Is this the beginning of the end for private prisons in the United States?
The U.S. Department of Justice announced on Thursday that it plans to reduce and ultimately eliminate its use of for-profit prisons.
A memo from Deputy Attorney General Sally Yates stated that the declining prison population ends its need for private prisons. She therefore instructed the Federal Bureau of Prisons not to renew contracts with them.
That news caused stocks in for-profit prison companies to tumble, MarketWatch reported. Shares of Corrections Corp. of America plummeted 35 percent and the value of GEO Group shares dropped 40 percent.
The two companies operate most of the prisons affected by the phase-out and benefitted during the government’s incarceration surge.
Yates said the federal prison population and the federal government’s use of private facilities peaked in 2013, when for-profit facilities housed 15 percent (almost 30,000 inmates) of federal prisoners.
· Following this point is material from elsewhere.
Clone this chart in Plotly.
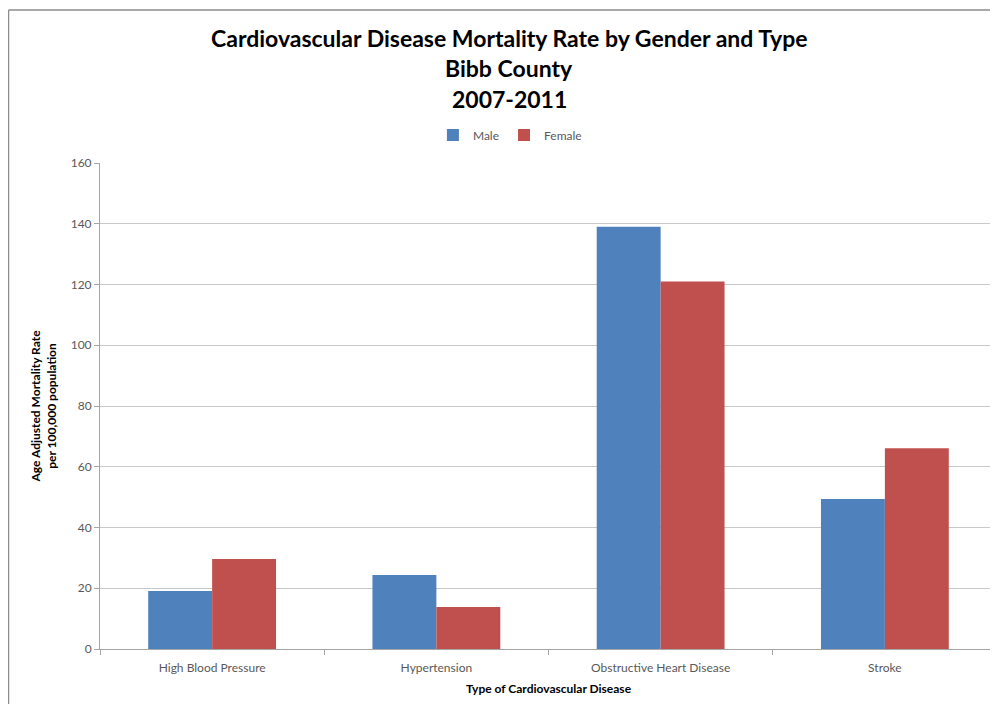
"""Cardiovascular disease mortality chart, Bibb County 2007-2011."""

import plotly.graph_objects as go

# Colours picked from the original chart
MALE_BLUE = "#4f81bd"
FEMALE_RED = "#c0504d"
GRID_GRAY = "#c8c8c8"
TEXT_GRAY = "#595959"
FONT = "Lato, 'Open Sans', sans-serif"

categories = ["High Blood Pressure", "Hypertension", "Obstructive Heart Disease", "Stroke"]
male_rate = [19.1, 24.4, 139.0, 49.4]
female_rate = [29.6, 13.8, 121.0, 66.1]
y_ticks = [0, 20, 40, 60, 80, 100, 120, 140, 160]
title_lines = ["Cardiovascular Disease Mortality Rate by Gender and Type", "Bibb County", "2007-2011"]

fig = go.Figure()

fig.add_trace(go.Bar(x=categories, y=male_rate, name="Male",
                     marker=dict(color=MALE_BLUE, line=dict(width=0))))
fig.add_trace(go.Bar(x=categories, y=female_rate, name="Female",
                     marker=dict(color=FEMALE_RED, line=dict(width=0))))

# outer chart frame (left and top edges visible in the original)
fig.add_shape(type="line", xref="paper", yref="paper",
              x0=-0.1020, x1=1.01, y0=1.3148, y1=1.3148,
              line=dict(color="#8c8c8c", width=1.5))
fig.add_shape(type="line", xref="paper", yref="paper",
              x0=-0.1020, x1=-0.1020, y0=1.3148, y1=-0.2,
              line=dict(color="#8c8c8c", width=1.5))

# title drawn line by line to keep the wide Excel line spacing
for line, ypos in zip(title_lines, [1.2572, 1.1955, 1.1317]):
    fig.add_annotation(text=line, xref="paper", yref="paper",
                       x=0.456, y=ypos, xanchor="center", yanchor="middle",
                       showarrow=False,
                       font=dict(family=FONT, size=23, color="black", weight="bold"))

fig.update_layout(
    width=990,
    height=696,
    barmode="group",
    bargap=0.43,
    bargroupgap=0,
    plot_bgcolor="white",
    paper_bgcolor="white",
    margin=dict(l=92, r=1, t=155, b=55, autoexpand=False),
    font=dict(family=FONT, color=TEXT_GRAY, size=12),
    legend=dict(
        orientation="h",
        x=0.457, xanchor="center",
        y=1.0576, yanchor="middle",
        font=dict(size=12, color=TEXT_GRAY),
        itemwidth=30,
        traceorder="normal",
    ),
    showlegend=True,
)

fig.update_xaxes(
    title=dict(text="Type of Cardiovascular Disease",
               font=dict(size=12, color="black", weight="bold"), standoff=10),
    showline=True, linecolor="#a6a6a6", linewidth=1,
    ticks="outside", ticklen=5, tickcolor="#a6a6a6",
    tickson="boundaries",
    ticklabelstandoff=8,
    showgrid=False,
    tickfont=dict(size=12, color=TEXT_GRAY),
)

fig.update_yaxes(
    title=dict(text="Age Adjusted Mortality Rate<br>per 100,000 population",
               font=dict(size=12, color="black", weight="bold"), standoff=11),
    range=[0, 160],
    tickvals=y_ticks,
    showline=True, linecolor="#a6a6a6", linewidth=1,
    ticks="outside", ticklen=5, tickcolor="#a6a6a6",
    showgrid=True, gridcolor=GRID_GRAY, gridwidth=1,
    zeroline=False,
    tickfont=dict(size=12, color=TEXT_GRAY),
)

fig.write_html("out.html")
In that year, she stated, the government began reforms, under the Smart on Crime Initiative, that included proportional sentences. As a result, the inmate population declined—from 220,000 in 2013 to 195,000 today.
Yates also pointed to a recent report from the department’s Inspector General that said private prisons fail to achieve an acceptable standard of safety and security, adding that they “compare poorly to our own Bureau facilities.”
Thursday’s announcement, however, will have a relatively small impact on the nation’s sprawling prison system. The Washington Post noted that this federal phase-out does not affect the for-profit prisons that have state contracts—where most of America’s inmates are housed. In fact, DOJ’s directive affects just 13 privately-operated prisons.
Think Progress said the for-profit prison companies’ biggest client is the Department of Homeland Security, which operates the Immigration and Customs Enforcement agency.
Still, prison reform advocates say this is a big deal.
“It is historic and groundbreaking. For the last 35 years, the use of private prisons in this country has crept ever upward, and this is a startling and major reversal of that trend, and one that we hope will be followed by others,” David Fathi, director of the ACLU National Prison Project, told The Post.
The problem many people have with the private prison industry is that it has a financial incentive to keep the prison population high and lobby lawmakers to keep a steady stream of new inmates coming into the system.
A 2015 University of Wisconsin study examined data from private prisons in Mississippi between 1996 and 2004.
Private prisons are paid for occupied beds, which is an incentive to extend inmates’ time in prison. Indeed, the study found that inmates in Mississippi’s for-profit prisons served as many as two to three more months behind bars than those housed in public prisons. The extra time amounted to about $3,000 per prisoner.
Prison administrators, the study found, used conduct violations to increase time served. Inmates in private prisons received twice as many infractions as those in public prisons.
According to the American Civil Liberties Union, the United States has just 5 percent of the world’s population, but warehouses more than 20 percent of the world’s prisoners. From 1978 to 2014, America’s prison population skyrocketed 408 percent.